For an example of predetermined voltage 2V, when the alternating feedback voltage is 12V, the differential output terminal of the differential amplifier is −2V and the feedback voltage −2V is inputted to the first output terminal of the power module so that the real voltage of the power input terminal is equal to 10V.

Preferably, when the alternating feedback voltage is less than the predetermined voltage, the feedback sub-unit acquires a positive feedback voltage based on the alternating regulation voltage and the initial voltage of the power module for increasing the voltage of the first output terminal.

For an example of predetermined voltage 2V, when the alternating feedback voltage is 8V, the differential output terminal of the differential amplifier is 2V and the feedback voltage 2V is inputted to the first output terminal of the power module so that the real voltage of the power input terminal is equal to 10V.

Preferably, the feedback voltage is the difference value between the initial voltage of the power module and the alternating feedback voltage.

The OLED display unit in the present invention adds a voltage regulation unit to the conventional driving circuit and regulates the voltage inputted to the OLED in real-time to avoid the driving voltage fluctuation so as to upgrade the uniformity of the display unit and increase the display effect.

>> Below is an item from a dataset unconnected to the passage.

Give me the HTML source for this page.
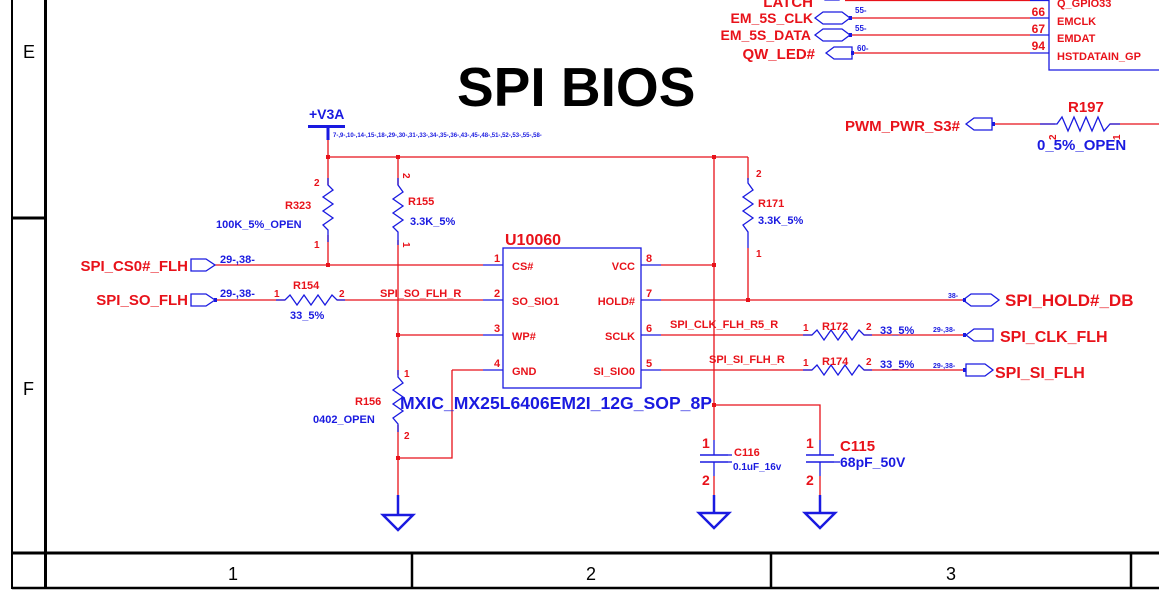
<!DOCTYPE html>
<html><head><meta charset="utf-8"><style>
html,body{margin:0;padding:0;background:#fff;}
svg{display:block;}
text{font-family:"Liberation Sans",sans-serif;font-weight:bold;}
.r{fill:#e8121a;}
.b{fill:#1a1ae0;}
</style></head><body>
<svg width="1159" height="601" viewBox="0 0 1159 601" xmlns="http://www.w3.org/2000/svg">
<rect width="1159" height="601" fill="#fff"/>
<g stroke="#000" fill="none">
<line x1="12" y1="0" x2="12" y2="589" stroke-width="2"/>
<line x1="45.5" y1="0" x2="45.5" y2="589" stroke-width="3"/>
<line x1="12" y1="218" x2="46" y2="218" stroke-width="3"/>
<line x1="12" y1="553" x2="1159" y2="553" stroke-width="3"/>
<line x1="12" y1="588" x2="1159" y2="588" stroke-width="2.5"/>
<line x1="412" y1="553" x2="412" y2="588" stroke-width="2.5"/>
<line x1="771" y1="553" x2="771" y2="588" stroke-width="2.5"/>
<line x1="1131" y1="553" x2="1131" y2="588" stroke-width="2.5"/>
</g>
<g fill="#000">
<text x="23" y="58" style="font-weight:normal;font-size:18px">E</text>
<text x="23" y="395" style="font-weight:normal;font-size:18px">F</text>
<text x="228" y="580" style="font-weight:normal;font-size:18px">1</text>
<text x="586" y="580" style="font-weight:normal;font-size:18px">2</text>
<text x="946" y="580" style="font-weight:normal;font-size:18px">3</text>
</g>
<text x="457" y="106" font-size="55" fill="#000">SPI BIOS</text>

<g stroke="#e8121a" stroke-width="1.3" fill="none">
<line x1="845" y1="0.5" x2="1030" y2="0.5"/>
<line x1="850" y1="18" x2="1030" y2="18"/>
<line x1="850" y1="35" x2="1030" y2="35"/>
<line x1="852" y1="53" x2="1030" y2="53"/>
<line x1="995" y1="124" x2="1055" y2="124"/>
<line x1="1110" y1="124" x2="1159" y2="124"/>
<line x1="328" y1="140" x2="328" y2="185"/>
<line x1="328" y1="157" x2="748" y2="157"/>
<line x1="328" y1="235" x2="328" y2="265"/>
<line x1="398" y1="157" x2="398" y2="185"/>
<line x1="398" y1="240" x2="398" y2="375"/>
<line x1="398" y1="425" x2="398" y2="495"/>
<line x1="215" y1="265" x2="483" y2="265"/>
<line x1="215" y1="300" x2="285" y2="300"/>
<line x1="337" y1="300" x2="483" y2="300"/>
<line x1="398" y1="335" x2="483" y2="335"/>
<line x1="483" y1="370" x2="452" y2="370"/>
<polyline points="452,370 452,458 398,458"/>
<line x1="661" y1="265" x2="714" y2="265"/>
<line x1="714" y1="157" x2="714" y2="440"/>
<line x1="714" y1="476" x2="714" y2="495"/>
<polyline points="714,405 820,405 820,440"/>
<line x1="820" y1="476" x2="820" y2="495"/>
<line x1="748" y1="157" x2="748" y2="180"/>
<line x1="748" y1="248" x2="748" y2="300"/>
<line x1="661" y1="300" x2="963" y2="300"/>
<line x1="661" y1="335" x2="812" y2="335"/>
<line x1="864" y1="335" x2="965" y2="335"/>
<line x1="661" y1="370" x2="812" y2="370"/>
<line x1="864" y1="370" x2="965" y2="370"/>
</g>
<g fill="#e8121a">
<rect x="326" y="155" width="4" height="4"/><rect x="396" y="155" width="4" height="4"/><rect x="712" y="155" width="4" height="4"/>
<rect x="326" y="263" width="4" height="4"/><rect x="396" y="333" width="4" height="4"/><rect x="396" y="456" width="4" height="4"/>
<rect x="712" y="263" width="4" height="4"/><rect x="746" y="298" width="4" height="4"/><rect x="712" y="403" width="4" height="4"/>
</g>
<g stroke="#1a1ae0" stroke-width="1.3" fill="none">
<polyline points="1049,0 1049,70 1159,70"/>
<line x1="1030" y1="0.5" x2="1049" y2="0.5"/><line x1="1030" y1="18" x2="1049" y2="18"/><line x1="1030" y1="35" x2="1049" y2="35"/><line x1="1030" y1="53" x2="1049" y2="53"/>
<polygon points="825,0 839,0 845,-4 825,-4"/>
<polygon points="815,18 823,12 842,12 850,18 842,24 823,24"/>
<polygon points="815,35 823,29 842,29 850,35 842,41 823,41"/>
<polygon points="826,53 834,47 852,47 852,59 834,59"/>
<polygon points="966,124 974,118 992,118 992,130 974,130"/>
<polyline points="1040,124 1057,124 1062,117 1068,131 1074,117 1080,131 1086,117 1092,131 1098,117 1104,131 1110,124 1120,124"/>
<line x1="308" y1="126.5" x2="345" y2="126.5" stroke-width="3"/>
<line x1="328" y1="127" x2="328" y2="140" stroke-width="3"/>
<polyline points="328,178 328,185 333,190 323,197 333,204 323,211 333,218 323,225 328,230 328,242"/>
<polyline points="398,178 398,185 403,192 393,199 403,206 393,213 403,220 393,227 398,232 398,245"/>
<polyline points="748,178 748,183 753,190 743,197 753,204 743,211 753,218 743,225 748,232 748,248"/>
<polyline points="398,370 398,377 403,383 393,390 403,397 393,404 403,411 393,418 398,424 398,432"/>
<polyline points="276,300 285,300 290,295 297,305 304,295 311,305 318,295 325,305 332,295 337,300 345,300"/>
<polyline points="803,335 812,335 817,330 824,340 831,330 838,340 845,330 852,340 859,330 864,335 872,335"/>
<polyline points="803,370 812,370 817,365 824,375 831,365 838,375 845,365 852,375 859,365 864,370 872,370"/>
<polygon points="191,259 206,259 215,265 206,271 191,271"/>
<polygon points="191,294 206,294 215,300 206,306 191,306"/>
<polygon points="963,300 971,294 991,294 999,300 991,306 971,306"/>
<polygon points="966,335 974,329 993,329 993,341 974,341"/>
<polygon points="966,364 985,364 993,370 985,376 966,376"/>
<rect x="503" y="248" width="138" height="140"/>
<line x1="483" y1="265" x2="503" y2="265"/><line x1="483" y1="300" x2="503" y2="300"/><line x1="483" y1="335" x2="503" y2="335"/><line x1="483" y1="370" x2="503" y2="370"/>
<line x1="641" y1="265" x2="661" y2="265"/><line x1="641" y1="300" x2="661" y2="300"/><line x1="641" y1="335" x2="661" y2="335"/><line x1="641" y1="370" x2="661" y2="370"/>
<line x1="700" y1="455" x2="728" y2="455" stroke-width="1.5"/><line x1="700" y1="462" x2="728" y2="462" stroke-width="1.5"/>
<line x1="714" y1="440" x2="714" y2="455"/><line x1="714" y1="462" x2="714" y2="476"/>
<line x1="728" y1="455" x2="732" y2="455"/><line x1="728" y1="462" x2="732" y2="462"/>
<line x1="806" y1="455" x2="834" y2="455" stroke-width="1.5"/><line x1="806" y1="462" x2="834" y2="462" stroke-width="1.5"/>
<line x1="820" y1="440" x2="820" y2="455"/><line x1="820" y1="462" x2="820" y2="476"/>
<line x1="834" y1="462" x2="840" y2="462"/>
<g stroke-width="2.5">
<line x1="398" y1="495" x2="398" y2="515"/><polygon points="383,515 413,515 398,530"/>
<line x1="714" y1="495" x2="714" y2="513"/><polygon points="699,513 729,513 714,528"/>
<line x1="820" y1="495" x2="820" y2="513"/><polygon points="805,513 835,513 820,528"/>
</g>
</g>
<g fill="#1a1ae0"><rect x="849" y="16" width="3" height="4"/><rect x="849" y="33" width="3" height="4"/><rect x="851" y="51" width="3" height="4"/><rect x="992" y="122" width="3" height="4"/><rect x="214" y="298" width="3" height="4"/><rect x="963" y="298" width="3" height="4"/><rect x="963" y="333" width="3" height="4"/><rect x="963" y="368" width="3" height="4"/></g>

<g class="r">
<text x="813" y="7" font-size="15" text-anchor="end">LATCH</text>
<text x="813" y="23" font-size="14" text-anchor="end">EM_5S_CLK</text>
<text x="811" y="40" font-size="14" text-anchor="end">EM_5S_DATA</text>
<text x="815" y="59" font-size="15" text-anchor="end">QW_LED#</text>
<text x="1045" y="16" font-size="12" text-anchor="end">66</text>
<text x="1045" y="33" font-size="12" text-anchor="end">67</text>
<text x="1045" y="50" font-size="12" text-anchor="end">94</text>
<text x="1057" y="7" font-size="11">Q_GPIO33</text>
<text x="1057" y="25" font-size="11">EMCLK</text>
<text x="1057" y="42" font-size="11">EMDAT</text>
<text x="1057" y="60" font-size="11">HSTDATAIN_GP</text>
<text x="960" y="131" font-size="15" text-anchor="end">PWM_PWR_S3#</text>
<text x="1068" y="112" font-size="15">R197</text>
<text x="1048" y="140" font-size="10" transform="rotate(-90 1052 136)">2</text>
<text x="1112" y="140" font-size="10" transform="rotate(-90 1116 136)">1</text>
<text x="188" y="271" font-size="15" text-anchor="end">SPI_CS0#_FLH</text>
<text x="188" y="305" font-size="15" text-anchor="end">SPI_SO_FLH</text>
<text x="314" y="186" font-size="10">2</text>
<text x="314" y="248" font-size="10">1</text>
<text x="285" y="209" font-size="11">R323</text>
<text x="404" y="180" font-size="10" transform="rotate(90 407 176)">2</text>
<text x="404" y="249" font-size="10" transform="rotate(90 407 245)">1</text>
<text x="408" y="205" font-size="11">R155</text>
<text x="274" y="297" font-size="10">1</text>
<text x="339" y="297" font-size="10">2</text>
<text x="293" y="289" font-size="11">R154</text>
<text x="380" y="297" font-size="11">SPI_SO_FLH_R</text>
<text x="505" y="245" font-size="16">U10060</text>
<text x="494" y="262" font-size="11">1</text>
<text x="494" y="297" font-size="11">2</text>
<text x="494" y="332" font-size="11">3</text>
<text x="494" y="367" font-size="11">4</text>
<text x="646" y="262" font-size="11">8</text>
<text x="646" y="297" font-size="11">7</text>
<text x="646" y="332" font-size="11">6</text>
<text x="646" y="367" font-size="11">5</text>
<text x="512" y="270" font-size="11">CS#</text>
<text x="512" y="305" font-size="11">SO_SIO1</text>
<text x="512" y="340" font-size="11">WP#</text>
<text x="512" y="375" font-size="11">GND</text>
<text x="635" y="270" font-size="11" text-anchor="end">VCC</text>
<text x="635" y="305" font-size="11" text-anchor="end">HOLD#</text>
<text x="635" y="340" font-size="11" text-anchor="end">SCLK</text>
<text x="635" y="375" font-size="11" text-anchor="end">SI_SIO0</text>
<text x="404" y="377" font-size="10">1</text>
<text x="404" y="439" font-size="10">2</text>
<text x="355" y="405" font-size="11">R156</text>
<text x="756" y="177" font-size="10">2</text>
<text x="756" y="257" font-size="10">1</text>
<text x="758" y="207" font-size="11">R171</text>
<text x="1005" y="306" font-size="17">SPI_HOLD#_DB</text>
<text x="670" y="328" font-size="11">SPI_CLK_FLH_R5_R</text>
<text x="803" y="331" font-size="10">1</text>
<text x="822" y="330" font-size="11">R172</text>
<text x="866" y="330" font-size="10">2</text>
<text x="1000" y="342" font-size="16">SPI_CLK_FLH</text>
<text x="709" y="363" font-size="11">SPI_SI_FLH_R</text>
<text x="803" y="366" font-size="10">1</text>
<text x="822" y="365" font-size="11">R174</text>
<text x="866" y="365" font-size="10">2</text>
<text x="995" y="378" font-size="16">SPI_SI_FLH</text>
<text x="702" y="448" font-size="14">1</text>
<text x="702" y="485" font-size="14">2</text>
<text x="734" y="456" font-size="11">C116</text>
<text x="806" y="448" font-size="14">1</text>
<text x="806" y="485" font-size="14">2</text>
<text x="840" y="451" font-size="15">C115</text>
</g>
<g class="b">
<text x="855" y="13" font-size="8">55-</text>
<text x="855" y="31" font-size="8">55-</text>
<text x="857" y="51" font-size="8">60-</text>
<text x="1037" y="150" font-size="15">0_5%_OPEN</text>
<text x="309" y="119" font-size="14">+V3A</text>
<text x="333" y="137" font-size="6">7-,9-,10-,14-,15-,18-,29-,30-,31-,33-,34-,35-,36-,43-,45-,48-,51-,52-,53-,55-,58-</text>
<text x="216" y="228" font-size="11">100K_5%_OPEN</text>
<text x="410" y="225" font-size="11">3.3K_5%</text>
<text x="220" y="263" font-size="11">29-,38-</text>
<text x="220" y="297" font-size="11">29-,38-</text>
<text x="290" y="319" font-size="11">33_5%</text>
<text x="313" y="423" font-size="11">0402_OPEN</text>
<text x="400" y="409" font-size="17.5" textLength="312" lengthAdjust="spacingAndGlyphs">MXIC_MX25L6406EM2I_12G_SOP_8P</text>
<text x="758" y="224" font-size="11">3.3K_5%</text>
<text x="948" y="298" font-size="7">38-</text>
<text x="880" y="334" font-size="11">33_5%</text>
<text x="933" y="332" font-size="7">29-,38-</text>
<text x="880" y="368" font-size="11">33_5%</text>
<text x="933" y="368" font-size="7">29-,38-</text>
<text x="733" y="470" font-size="10">0.1uF_16v</text>
<text x="840" y="467" font-size="14">68pF_50V</text>
</g>
</svg>
</body></html>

As is understood by a person skilled in the art, the foregoing preferred embodiments of the present invention are illustrative rather than limiting of the present invention. It is intended that they cover various modifications and similar arrangements be included within the spirit and scope of the present invention, the scope of which should be accorded the broadest interpretation so as to encompass all such modifications and similar structures.